<<<<

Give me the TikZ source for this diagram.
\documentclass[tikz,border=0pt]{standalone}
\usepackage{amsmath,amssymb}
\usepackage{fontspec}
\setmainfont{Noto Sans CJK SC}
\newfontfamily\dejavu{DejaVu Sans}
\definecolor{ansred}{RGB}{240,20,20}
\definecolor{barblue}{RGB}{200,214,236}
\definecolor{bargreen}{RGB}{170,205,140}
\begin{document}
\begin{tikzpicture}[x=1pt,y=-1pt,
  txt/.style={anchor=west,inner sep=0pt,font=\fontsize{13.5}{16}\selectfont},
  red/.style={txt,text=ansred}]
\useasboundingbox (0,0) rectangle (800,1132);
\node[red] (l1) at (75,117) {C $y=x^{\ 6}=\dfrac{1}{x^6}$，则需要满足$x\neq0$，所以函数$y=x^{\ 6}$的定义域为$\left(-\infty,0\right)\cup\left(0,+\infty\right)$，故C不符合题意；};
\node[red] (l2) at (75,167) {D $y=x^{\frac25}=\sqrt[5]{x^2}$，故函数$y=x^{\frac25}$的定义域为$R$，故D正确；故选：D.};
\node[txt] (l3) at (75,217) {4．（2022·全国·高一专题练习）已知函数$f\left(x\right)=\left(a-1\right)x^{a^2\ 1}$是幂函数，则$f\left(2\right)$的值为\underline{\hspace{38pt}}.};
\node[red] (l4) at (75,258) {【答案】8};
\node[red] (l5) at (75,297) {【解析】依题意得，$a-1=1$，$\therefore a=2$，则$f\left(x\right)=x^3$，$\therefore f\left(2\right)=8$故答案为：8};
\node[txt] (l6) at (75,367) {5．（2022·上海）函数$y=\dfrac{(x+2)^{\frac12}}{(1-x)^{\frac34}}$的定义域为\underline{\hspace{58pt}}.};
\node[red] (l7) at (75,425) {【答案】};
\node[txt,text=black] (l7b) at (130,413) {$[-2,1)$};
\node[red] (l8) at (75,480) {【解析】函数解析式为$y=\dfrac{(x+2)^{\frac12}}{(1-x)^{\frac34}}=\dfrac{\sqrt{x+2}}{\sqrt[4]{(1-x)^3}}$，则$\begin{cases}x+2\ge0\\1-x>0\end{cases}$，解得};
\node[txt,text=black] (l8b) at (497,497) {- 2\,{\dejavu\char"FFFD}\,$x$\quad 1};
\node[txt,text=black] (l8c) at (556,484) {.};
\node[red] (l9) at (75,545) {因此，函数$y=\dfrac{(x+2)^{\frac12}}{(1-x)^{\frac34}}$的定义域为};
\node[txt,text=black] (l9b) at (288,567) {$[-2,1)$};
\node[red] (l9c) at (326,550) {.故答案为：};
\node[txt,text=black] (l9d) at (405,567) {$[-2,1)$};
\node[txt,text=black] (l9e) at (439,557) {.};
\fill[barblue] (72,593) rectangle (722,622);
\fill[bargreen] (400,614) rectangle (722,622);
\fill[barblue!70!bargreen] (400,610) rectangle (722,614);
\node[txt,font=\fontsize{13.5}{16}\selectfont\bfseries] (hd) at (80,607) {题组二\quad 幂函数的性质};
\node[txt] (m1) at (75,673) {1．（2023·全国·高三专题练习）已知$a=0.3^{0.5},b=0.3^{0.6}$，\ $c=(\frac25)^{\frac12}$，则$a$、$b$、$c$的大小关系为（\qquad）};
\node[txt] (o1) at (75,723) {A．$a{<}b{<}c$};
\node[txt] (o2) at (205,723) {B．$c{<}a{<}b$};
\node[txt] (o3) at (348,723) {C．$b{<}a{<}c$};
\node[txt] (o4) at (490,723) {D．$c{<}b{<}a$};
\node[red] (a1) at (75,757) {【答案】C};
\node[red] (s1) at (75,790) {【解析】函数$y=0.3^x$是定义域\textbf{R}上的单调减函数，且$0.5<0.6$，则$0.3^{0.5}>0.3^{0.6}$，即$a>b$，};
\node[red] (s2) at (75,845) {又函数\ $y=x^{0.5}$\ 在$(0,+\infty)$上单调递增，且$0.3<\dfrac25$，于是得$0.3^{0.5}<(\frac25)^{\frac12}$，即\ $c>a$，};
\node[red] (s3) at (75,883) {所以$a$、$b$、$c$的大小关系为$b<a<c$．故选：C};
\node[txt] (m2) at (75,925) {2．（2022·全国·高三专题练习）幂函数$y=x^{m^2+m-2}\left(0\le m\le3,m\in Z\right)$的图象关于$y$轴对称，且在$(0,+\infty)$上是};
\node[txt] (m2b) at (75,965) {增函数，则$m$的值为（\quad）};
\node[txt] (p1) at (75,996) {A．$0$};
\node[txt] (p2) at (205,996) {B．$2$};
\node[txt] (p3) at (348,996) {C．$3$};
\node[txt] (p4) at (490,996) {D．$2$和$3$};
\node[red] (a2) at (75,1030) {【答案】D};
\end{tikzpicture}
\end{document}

>>>>

Copy out every line of the data above, exactly as given.

Give me the TikZ source for this diagram.
\documentclass[tikz,border=0pt]{standalone}
\usepackage{amsmath,amssymb}
\usepackage{fontspec}
\setmainfont{Noto Sans CJK SC}
\newfontfamily\dejavu{DejaVu Sans}
\definecolor{ansred}{RGB}{240,20,20}
\definecolor{barblue}{RGB}{200,214,236}
\definecolor{bargreen}{RGB}{170,205,140}
\begin{document}
\begin{tikzpicture}[x=1pt,y=-1pt,
  txt/.style={anchor=west,inner sep=0pt,font=\fontsize{13.5}{16}\selectfont},
  red/.style={txt,text=ansred}]
\useasboundingbox (0,0) rectangle (800,1132);
\node[red] (l1) at (75,117) {C $y=x^{\ 6}=\dfrac{1}{x^6}$，则需要满足$x\neq0$，所以函数$y=x^{\ 6}$的定义域为$\left(-\infty,0\right)\cup\left(0,+\infty\right)$，故C不符合题意；};
\node[red] (l2) at (75,167) {D $y=x^{\frac25}=\sqrt[5]{x^2}$，故函数$y=x^{\frac25}$的定义域为$R$，故D正确；故选：D.};
\node[txt] (l3) at (75,217) {4．（2022·全国·高一专题练习）已知函数$f\left(x\right)=\left(a-1\right)x^{a^2\ 1}$是幂函数，则$f\left(2\right)$的值为\underline{\hspace{38pt}}.};
\node[red] (l4) at (75,258) {【答案】8};
\node[red] (l5) at (75,297) {【解析】依题意得，$a-1=1$，$\therefore a=2$，则$f\left(x\right)=x^3$，$\therefore f\left(2\right)=8$故答案为：8};
\node[txt] (l6) at (75,367) {5．（2022·上海）函数$y=\dfrac{(x+2)^{\frac12}}{(1-x)^{\frac34}}$的定义域为\underline{\hspace{58pt}}.};
\node[red] (l7) at (75,425) {【答案】};
\node[txt,text=black] (l7b) at (130,413) {$[-2,1)$};
\node[red] (l8) at (75,480) {【解析】函数解析式为$y=\dfrac{(x+2)^{\frac12}}{(1-x)^{\frac34}}=\dfrac{\sqrt{x+2}}{\sqrt[4]{(1-x)^3}}$，则$\begin{cases}x+2\ge0\\1-x>0\end{cases}$，解得};
\node[txt,text=black] (l8b) at (497,497) {- 2\,{\dejavu\char"FFFD}\,$x$\quad 1};
\node[txt,text=black] (l8c) at (556,484) {.};
\node[red] (l9) at (75,545) {因此，函数$y=\dfrac{(x+2)^{\frac12}}{(1-x)^{\frac34}}$的定义域为};
\node[txt,text=black] (l9b) at (288,567) {$[-2,1)$};
\node[red] (l9c) at (326,550) {.故答案为：};
\node[txt,text=black] (l9d) at (405,567) {$[-2,1)$};
\node[txt,text=black] (l9e) at (439,557) {.};
\fill[barblue] (72,593) rectangle (722,622);
\fill[bargreen] (400,614) rectangle (722,622);
\fill[barblue!70!bargreen] (400,610) rectangle (722,614);
\node[txt,font=\fontsize{13.5}{16}\selectfont\bfseries] (hd) at (80,607) {题组二\quad 幂函数的性质};
\node[txt] (m1) at (75,673) {1．（2023·全国·高三专题练习）已知$a=0.3^{0.5},b=0.3^{0.6}$，\ $c=(\frac25)^{\frac12}$，则$a$、$b$、$c$的大小关系为（\qquad）};
\node[txt] (o1) at (75,723) {A．$a{<}b{<}c$};
\node[txt] (o2) at (205,723) {B．$c{<}a{<}b$};
\node[txt] (o3) at (348,723) {C．$b{<}a{<}c$};
\node[txt] (o4) at (490,723) {D．$c{<}b{<}a$};
\node[red] (a1) at (75,757) {【答案】C};
\node[red] (s1) at (75,790) {【解析】函数$y=0.3^x$是定义域\textbf{R}上的单调减函数，且$0.5<0.6$，则$0.3^{0.5}>0.3^{0.6}$，即$a>b$，};
\node[red] (s2) at (75,845) {又函数\ $y=x^{0.5}$\ 在$(0,+\infty)$上单调递增，且$0.3<\dfrac25$，于是得$0.3^{0.5}<(\frac25)^{\frac12}$，即\ $c>a$，};
\node[red] (s3) at (75,883) {所以$a$、$b$、$c$的大小关系为$b<a<c$．故选：C};
\node[txt] (m2) at (75,925) {2．（2022·全国·高三专题练习）幂函数$y=x^{m^2+m-2}\left(0\le m\le3,m\in Z\right)$的图象关于$y$轴对称，且在$(0,+\infty)$上是};
\node[txt] (m2b) at (75,965) {增函数，则$m$的值为（\quad）};
\node[txt] (p1) at (75,996) {A．$0$};
\node[txt] (p2) at (205,996) {B．$2$};
\node[txt] (p3) at (348,996) {C．$3$};
\node[txt] (p4) at (490,996) {D．$2$和$3$};
\node[red] (a2) at (75,1030) {【答案】D};
\end{tikzpicture}
\end{document}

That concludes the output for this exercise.